Output exactly the lines from the first line of the records below through the line containing "(0,0) rectangle (1489,497);", both included, leaving out any pictures.

Source code of charts:
┏━━

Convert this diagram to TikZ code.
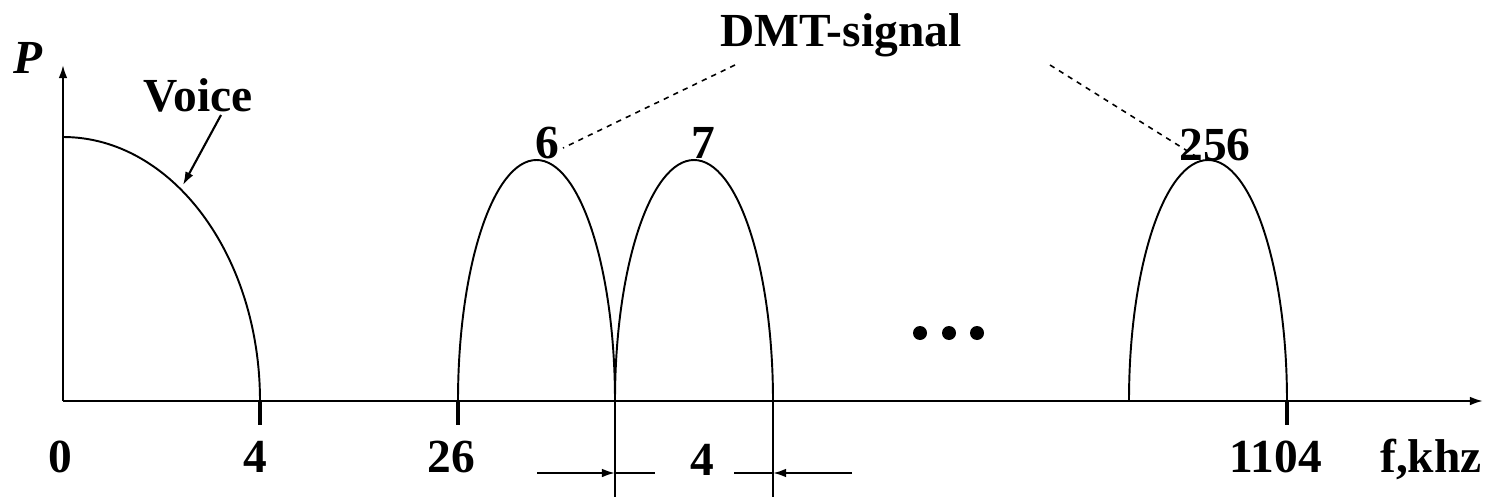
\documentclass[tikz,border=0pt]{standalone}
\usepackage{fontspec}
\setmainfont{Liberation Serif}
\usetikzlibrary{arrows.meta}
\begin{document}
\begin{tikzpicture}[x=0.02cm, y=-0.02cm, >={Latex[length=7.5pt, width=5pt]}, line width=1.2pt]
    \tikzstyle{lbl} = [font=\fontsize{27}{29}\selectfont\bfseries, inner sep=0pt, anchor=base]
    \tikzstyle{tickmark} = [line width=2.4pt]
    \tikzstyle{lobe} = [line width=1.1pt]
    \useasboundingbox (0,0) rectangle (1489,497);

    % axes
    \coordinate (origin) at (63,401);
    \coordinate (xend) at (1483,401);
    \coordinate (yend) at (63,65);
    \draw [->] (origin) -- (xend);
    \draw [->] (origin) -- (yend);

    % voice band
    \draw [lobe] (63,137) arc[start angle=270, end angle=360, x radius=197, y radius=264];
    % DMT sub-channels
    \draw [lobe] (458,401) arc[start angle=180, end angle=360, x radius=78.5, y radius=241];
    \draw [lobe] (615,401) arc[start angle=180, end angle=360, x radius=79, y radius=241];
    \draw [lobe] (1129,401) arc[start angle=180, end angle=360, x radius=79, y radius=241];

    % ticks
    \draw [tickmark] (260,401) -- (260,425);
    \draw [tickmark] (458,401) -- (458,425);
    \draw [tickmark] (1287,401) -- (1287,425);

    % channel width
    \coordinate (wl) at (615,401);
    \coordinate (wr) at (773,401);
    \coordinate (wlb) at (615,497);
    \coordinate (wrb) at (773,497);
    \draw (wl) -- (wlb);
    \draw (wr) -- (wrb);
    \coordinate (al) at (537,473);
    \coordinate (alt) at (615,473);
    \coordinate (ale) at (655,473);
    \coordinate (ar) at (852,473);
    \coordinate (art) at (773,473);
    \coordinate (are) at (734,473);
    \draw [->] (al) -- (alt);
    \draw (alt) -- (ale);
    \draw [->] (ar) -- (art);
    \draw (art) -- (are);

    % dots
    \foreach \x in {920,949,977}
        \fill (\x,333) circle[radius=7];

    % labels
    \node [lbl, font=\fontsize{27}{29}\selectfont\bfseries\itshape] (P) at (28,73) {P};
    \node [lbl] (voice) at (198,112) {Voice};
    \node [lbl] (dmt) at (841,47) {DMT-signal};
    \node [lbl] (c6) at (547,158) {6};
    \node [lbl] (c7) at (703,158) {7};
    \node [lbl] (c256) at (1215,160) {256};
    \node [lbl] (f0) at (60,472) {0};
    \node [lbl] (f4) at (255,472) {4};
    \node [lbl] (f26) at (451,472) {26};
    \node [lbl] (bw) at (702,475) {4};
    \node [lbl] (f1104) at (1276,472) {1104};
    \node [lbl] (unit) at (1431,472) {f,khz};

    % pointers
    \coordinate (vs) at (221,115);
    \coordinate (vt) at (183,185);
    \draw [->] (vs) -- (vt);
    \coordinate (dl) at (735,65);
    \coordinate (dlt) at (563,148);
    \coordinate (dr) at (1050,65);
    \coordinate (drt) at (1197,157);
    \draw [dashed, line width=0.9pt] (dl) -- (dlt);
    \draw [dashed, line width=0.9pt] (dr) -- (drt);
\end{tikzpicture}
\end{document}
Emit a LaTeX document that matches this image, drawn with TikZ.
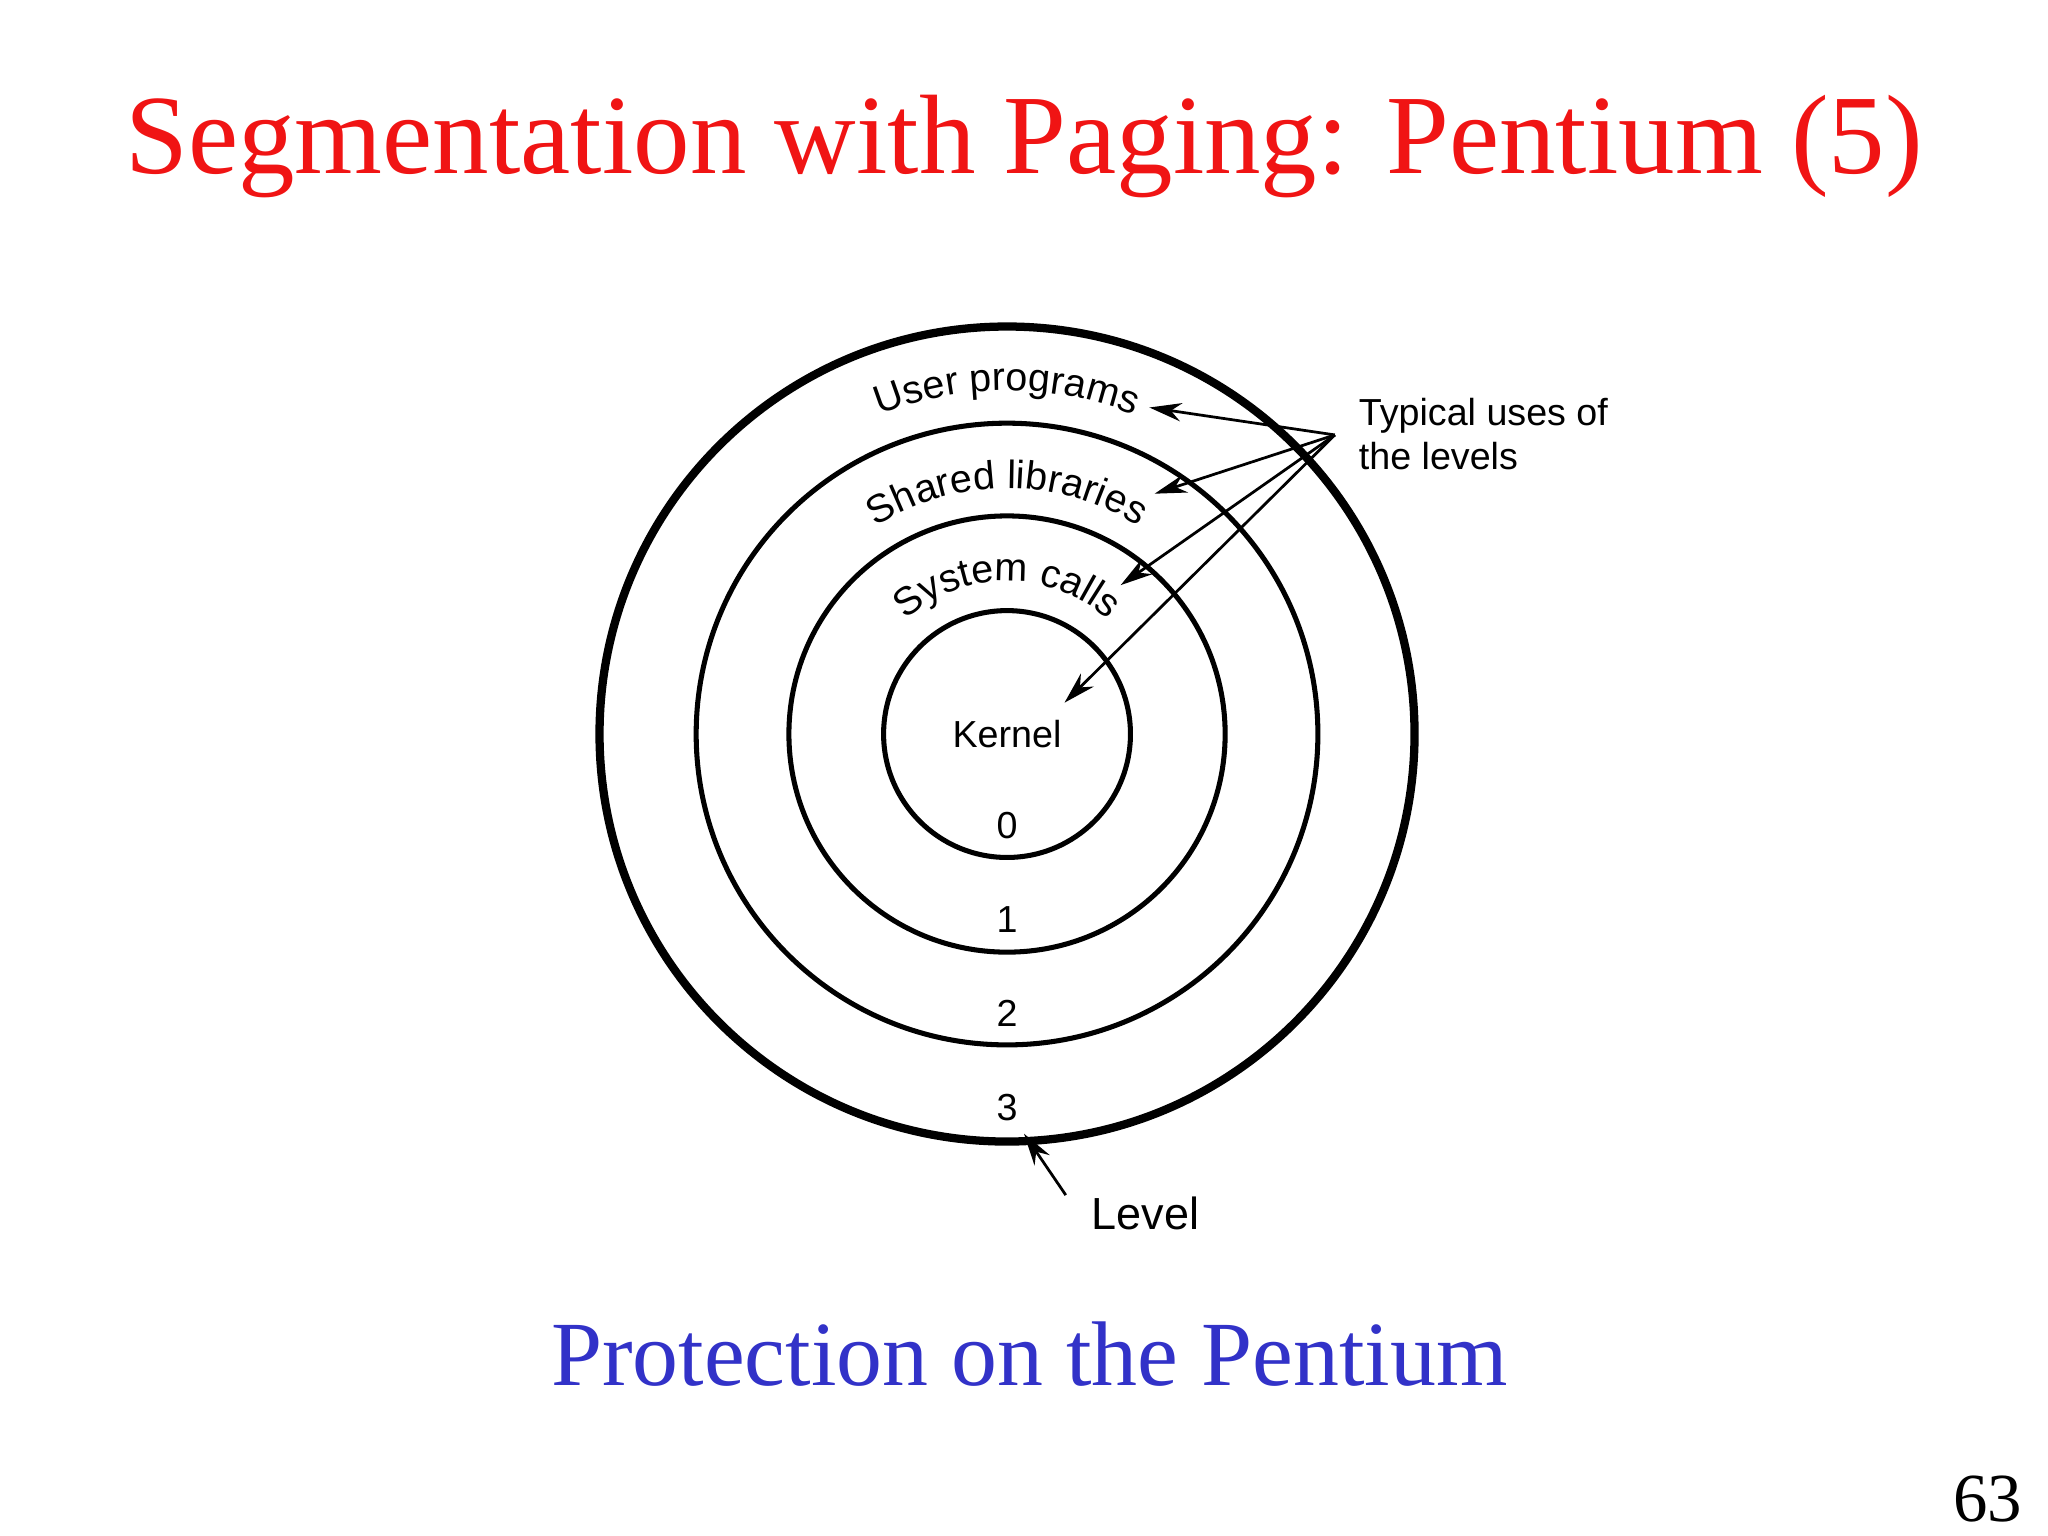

┗━━

**Output for this exercise:**
Convert this diagram to TikZ code.
\documentclass[tikz,border=0pt]{standalone}
\usepackage{fontspec}
\setmainfont{Liberation Serif}
\usetikzlibrary{arrows.meta}
\begin{document}
\begin{tikzpicture}[x=0.02cm, y=-0.02cm, >={Latex[length=7.5pt, width=5pt]}, line width=1.2pt]
    \tikzstyle{lbl} = [font=\fontsize{27}{29}\selectfont\bfseries, inner sep=0pt, anchor=base]
    \tikzstyle{tickmark} = [line width=2.4pt]
    \tikzstyle{lobe} = [line width=1.1pt]
    \useasboundingbox (0,0) rectangle (1489,497);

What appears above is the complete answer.